I found this quite interesting – we think of our ancestors as being quite permissive towards the abuse of women, indeed, a Victorian man was generally expected to use physical force to keep his wife in check and the law would only get involved if she was to be seriously injured. Even nowadays, not everyone takes the kind of emotional and financial abuse Tom inflicted on Annie seriously – there is a perception that “real” abuse has to involve physical violence. I was therefore quite surprised to see the severeness of the coroner’s words to Tom Elsegood. Would a modern inquest be so brutal, or would they hold back for fear of being seen as judgemental? Sometimes I feel our ancestors are not quite as backwards as we tend to believe, at least, not in all matters.
Over a century later, I found myself involved with a man who reminds me of Tom Elsegood in many ways – spiteful, dishonest and financially manipulative. But unlike Annie, when my “Tom” left me, I had my house, my job and my pride intact and could fend for myself. There was no shame in being abandoned, no need to find a replacement to keep myself afloat. In that way, I am so much luckier than Annie.

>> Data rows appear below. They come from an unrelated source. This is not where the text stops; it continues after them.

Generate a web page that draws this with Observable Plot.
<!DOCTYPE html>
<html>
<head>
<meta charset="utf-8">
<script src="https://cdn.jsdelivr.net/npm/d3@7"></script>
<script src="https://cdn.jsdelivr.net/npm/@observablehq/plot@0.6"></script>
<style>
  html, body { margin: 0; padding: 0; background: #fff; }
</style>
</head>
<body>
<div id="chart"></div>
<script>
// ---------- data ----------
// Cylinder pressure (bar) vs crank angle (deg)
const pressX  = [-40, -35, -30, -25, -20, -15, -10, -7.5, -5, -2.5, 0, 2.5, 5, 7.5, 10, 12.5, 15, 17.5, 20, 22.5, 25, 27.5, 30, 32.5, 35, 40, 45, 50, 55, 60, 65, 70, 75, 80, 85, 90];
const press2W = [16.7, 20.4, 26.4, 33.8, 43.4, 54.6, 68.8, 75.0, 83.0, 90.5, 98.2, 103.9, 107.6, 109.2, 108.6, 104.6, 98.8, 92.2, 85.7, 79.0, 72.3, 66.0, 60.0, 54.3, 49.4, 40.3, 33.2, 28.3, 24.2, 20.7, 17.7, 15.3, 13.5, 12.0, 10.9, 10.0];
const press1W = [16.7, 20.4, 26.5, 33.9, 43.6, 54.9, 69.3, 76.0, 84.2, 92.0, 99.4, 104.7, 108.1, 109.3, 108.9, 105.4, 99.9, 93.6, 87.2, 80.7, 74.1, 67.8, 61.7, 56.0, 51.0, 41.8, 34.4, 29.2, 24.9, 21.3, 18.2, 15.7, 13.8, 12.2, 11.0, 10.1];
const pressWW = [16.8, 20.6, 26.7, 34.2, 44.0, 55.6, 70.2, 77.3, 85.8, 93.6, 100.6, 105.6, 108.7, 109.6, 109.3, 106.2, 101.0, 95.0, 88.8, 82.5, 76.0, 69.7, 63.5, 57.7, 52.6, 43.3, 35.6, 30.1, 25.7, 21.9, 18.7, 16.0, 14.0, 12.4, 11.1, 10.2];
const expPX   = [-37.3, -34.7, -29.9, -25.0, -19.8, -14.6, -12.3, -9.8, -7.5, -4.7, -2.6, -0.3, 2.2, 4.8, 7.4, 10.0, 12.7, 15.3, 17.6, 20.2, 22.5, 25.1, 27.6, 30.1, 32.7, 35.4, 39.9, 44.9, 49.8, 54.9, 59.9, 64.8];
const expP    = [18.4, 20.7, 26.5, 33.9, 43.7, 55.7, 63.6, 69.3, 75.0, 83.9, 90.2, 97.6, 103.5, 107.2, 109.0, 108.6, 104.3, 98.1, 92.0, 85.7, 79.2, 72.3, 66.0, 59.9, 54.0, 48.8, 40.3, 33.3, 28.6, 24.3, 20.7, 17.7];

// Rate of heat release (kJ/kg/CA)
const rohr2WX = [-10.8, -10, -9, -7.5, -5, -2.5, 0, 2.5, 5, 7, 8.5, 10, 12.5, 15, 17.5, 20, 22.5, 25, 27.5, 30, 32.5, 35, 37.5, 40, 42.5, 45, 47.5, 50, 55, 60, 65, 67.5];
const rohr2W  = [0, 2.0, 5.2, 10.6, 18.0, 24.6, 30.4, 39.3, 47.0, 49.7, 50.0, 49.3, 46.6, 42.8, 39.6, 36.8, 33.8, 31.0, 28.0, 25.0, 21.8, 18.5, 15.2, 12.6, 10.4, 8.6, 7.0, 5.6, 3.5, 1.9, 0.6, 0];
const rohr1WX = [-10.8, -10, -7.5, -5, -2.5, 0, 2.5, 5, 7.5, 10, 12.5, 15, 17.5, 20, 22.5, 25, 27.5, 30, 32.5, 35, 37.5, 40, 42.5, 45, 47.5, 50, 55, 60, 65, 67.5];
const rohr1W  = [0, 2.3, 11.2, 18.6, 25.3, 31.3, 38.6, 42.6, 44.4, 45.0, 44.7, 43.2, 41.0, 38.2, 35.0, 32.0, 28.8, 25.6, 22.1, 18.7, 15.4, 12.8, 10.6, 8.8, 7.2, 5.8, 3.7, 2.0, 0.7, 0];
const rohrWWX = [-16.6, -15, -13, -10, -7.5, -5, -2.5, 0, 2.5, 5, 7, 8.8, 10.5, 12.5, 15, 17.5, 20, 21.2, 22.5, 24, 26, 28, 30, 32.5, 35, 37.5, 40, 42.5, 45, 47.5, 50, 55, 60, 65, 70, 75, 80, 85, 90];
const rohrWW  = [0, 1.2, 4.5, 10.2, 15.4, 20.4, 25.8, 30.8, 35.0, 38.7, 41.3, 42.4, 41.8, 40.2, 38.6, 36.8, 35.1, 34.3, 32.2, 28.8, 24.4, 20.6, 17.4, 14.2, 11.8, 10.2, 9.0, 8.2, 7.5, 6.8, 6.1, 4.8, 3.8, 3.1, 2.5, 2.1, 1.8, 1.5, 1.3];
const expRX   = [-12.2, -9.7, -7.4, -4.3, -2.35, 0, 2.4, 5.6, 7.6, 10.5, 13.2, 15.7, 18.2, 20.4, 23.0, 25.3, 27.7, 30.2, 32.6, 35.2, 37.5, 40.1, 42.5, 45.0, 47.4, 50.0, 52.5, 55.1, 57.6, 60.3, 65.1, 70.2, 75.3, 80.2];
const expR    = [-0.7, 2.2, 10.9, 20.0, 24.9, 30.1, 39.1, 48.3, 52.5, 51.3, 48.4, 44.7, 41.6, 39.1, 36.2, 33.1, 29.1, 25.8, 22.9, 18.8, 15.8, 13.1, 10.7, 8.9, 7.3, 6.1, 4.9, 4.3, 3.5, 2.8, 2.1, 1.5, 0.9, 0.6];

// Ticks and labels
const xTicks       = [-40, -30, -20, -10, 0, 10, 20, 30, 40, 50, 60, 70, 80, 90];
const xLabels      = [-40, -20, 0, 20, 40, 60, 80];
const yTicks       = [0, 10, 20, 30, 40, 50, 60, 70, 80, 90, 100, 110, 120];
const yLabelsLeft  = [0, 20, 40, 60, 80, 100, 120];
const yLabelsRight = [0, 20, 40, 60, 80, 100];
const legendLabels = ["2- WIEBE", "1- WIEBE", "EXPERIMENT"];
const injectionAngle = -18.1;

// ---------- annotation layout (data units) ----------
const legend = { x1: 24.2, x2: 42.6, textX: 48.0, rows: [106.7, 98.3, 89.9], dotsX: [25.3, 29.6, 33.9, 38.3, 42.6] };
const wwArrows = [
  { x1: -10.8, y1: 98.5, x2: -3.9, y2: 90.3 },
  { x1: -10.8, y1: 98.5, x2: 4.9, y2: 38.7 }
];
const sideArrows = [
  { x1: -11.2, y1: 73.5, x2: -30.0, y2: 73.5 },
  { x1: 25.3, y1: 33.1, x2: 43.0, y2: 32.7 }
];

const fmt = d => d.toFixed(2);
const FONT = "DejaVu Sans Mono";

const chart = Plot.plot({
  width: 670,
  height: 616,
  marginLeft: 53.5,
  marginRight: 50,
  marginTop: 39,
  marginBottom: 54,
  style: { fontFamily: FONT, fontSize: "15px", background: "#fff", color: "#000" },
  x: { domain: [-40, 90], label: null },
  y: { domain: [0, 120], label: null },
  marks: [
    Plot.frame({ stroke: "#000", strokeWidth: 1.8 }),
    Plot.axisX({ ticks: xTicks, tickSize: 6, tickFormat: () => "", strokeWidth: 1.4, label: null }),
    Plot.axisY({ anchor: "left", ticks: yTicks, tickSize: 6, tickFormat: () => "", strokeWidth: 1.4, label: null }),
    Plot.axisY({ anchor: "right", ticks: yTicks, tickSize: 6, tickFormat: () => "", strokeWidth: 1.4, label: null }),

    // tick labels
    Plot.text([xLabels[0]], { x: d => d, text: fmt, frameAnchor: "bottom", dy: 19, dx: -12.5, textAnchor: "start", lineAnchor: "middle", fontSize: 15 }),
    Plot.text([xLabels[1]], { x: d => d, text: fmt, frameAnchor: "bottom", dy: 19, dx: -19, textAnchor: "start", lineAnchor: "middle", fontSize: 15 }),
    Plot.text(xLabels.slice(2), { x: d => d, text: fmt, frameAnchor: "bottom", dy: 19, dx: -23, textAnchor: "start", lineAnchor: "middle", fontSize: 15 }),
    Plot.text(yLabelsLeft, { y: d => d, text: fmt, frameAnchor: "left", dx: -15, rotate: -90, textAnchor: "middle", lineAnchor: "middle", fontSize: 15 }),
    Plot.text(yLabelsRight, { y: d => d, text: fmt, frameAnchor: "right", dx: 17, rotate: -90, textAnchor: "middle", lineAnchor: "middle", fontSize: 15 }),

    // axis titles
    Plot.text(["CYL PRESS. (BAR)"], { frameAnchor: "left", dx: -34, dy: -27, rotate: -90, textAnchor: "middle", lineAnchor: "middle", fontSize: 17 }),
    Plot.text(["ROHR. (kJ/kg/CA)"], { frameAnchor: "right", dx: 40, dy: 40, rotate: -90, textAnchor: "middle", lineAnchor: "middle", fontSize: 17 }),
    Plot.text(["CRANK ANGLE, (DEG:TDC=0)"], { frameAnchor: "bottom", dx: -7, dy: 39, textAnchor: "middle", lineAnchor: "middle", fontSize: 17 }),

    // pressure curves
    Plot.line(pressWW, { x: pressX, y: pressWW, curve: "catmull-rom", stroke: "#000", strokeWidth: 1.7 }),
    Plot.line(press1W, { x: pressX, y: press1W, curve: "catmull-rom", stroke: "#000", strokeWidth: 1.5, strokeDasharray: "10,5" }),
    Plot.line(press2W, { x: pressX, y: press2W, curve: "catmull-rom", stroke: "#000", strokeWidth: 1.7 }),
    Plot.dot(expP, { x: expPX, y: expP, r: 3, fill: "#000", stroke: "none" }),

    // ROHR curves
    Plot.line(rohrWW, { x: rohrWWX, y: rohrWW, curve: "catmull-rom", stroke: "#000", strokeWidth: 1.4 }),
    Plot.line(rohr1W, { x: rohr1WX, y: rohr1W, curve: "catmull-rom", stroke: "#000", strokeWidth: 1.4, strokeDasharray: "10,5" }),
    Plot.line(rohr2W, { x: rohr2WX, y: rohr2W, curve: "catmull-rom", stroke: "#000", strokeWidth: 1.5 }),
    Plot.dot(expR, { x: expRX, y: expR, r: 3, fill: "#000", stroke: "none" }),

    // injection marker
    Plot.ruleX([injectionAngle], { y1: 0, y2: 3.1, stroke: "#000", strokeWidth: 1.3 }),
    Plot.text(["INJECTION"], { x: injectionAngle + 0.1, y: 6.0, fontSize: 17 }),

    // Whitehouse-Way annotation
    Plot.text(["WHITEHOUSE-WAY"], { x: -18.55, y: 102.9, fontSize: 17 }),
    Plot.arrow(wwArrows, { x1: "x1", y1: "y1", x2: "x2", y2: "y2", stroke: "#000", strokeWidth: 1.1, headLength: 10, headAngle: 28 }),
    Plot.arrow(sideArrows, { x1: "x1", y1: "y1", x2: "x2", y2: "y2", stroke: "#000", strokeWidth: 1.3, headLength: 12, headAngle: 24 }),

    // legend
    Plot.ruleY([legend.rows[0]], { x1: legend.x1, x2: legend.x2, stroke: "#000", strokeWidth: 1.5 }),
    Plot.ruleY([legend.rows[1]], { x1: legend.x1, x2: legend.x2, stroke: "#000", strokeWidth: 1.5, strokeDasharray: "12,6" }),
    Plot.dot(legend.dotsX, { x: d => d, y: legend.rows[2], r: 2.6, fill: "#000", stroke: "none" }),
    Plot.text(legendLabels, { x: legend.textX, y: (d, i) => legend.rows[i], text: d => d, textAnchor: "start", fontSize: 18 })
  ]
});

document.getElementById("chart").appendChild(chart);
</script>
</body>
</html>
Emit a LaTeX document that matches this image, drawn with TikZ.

I have visited Annie’s grave – an unmarked plot in North Road burial ground, near to where her mother is buried. The newspaper article says that it was Annie’s wish to be reunited with her mother and for Fred to never know what became over her, and these, at least, were granted. Whether her family also obliged her wish to be buried with Tom’s photo, I am not so sure. In their position, I think I would have burned it!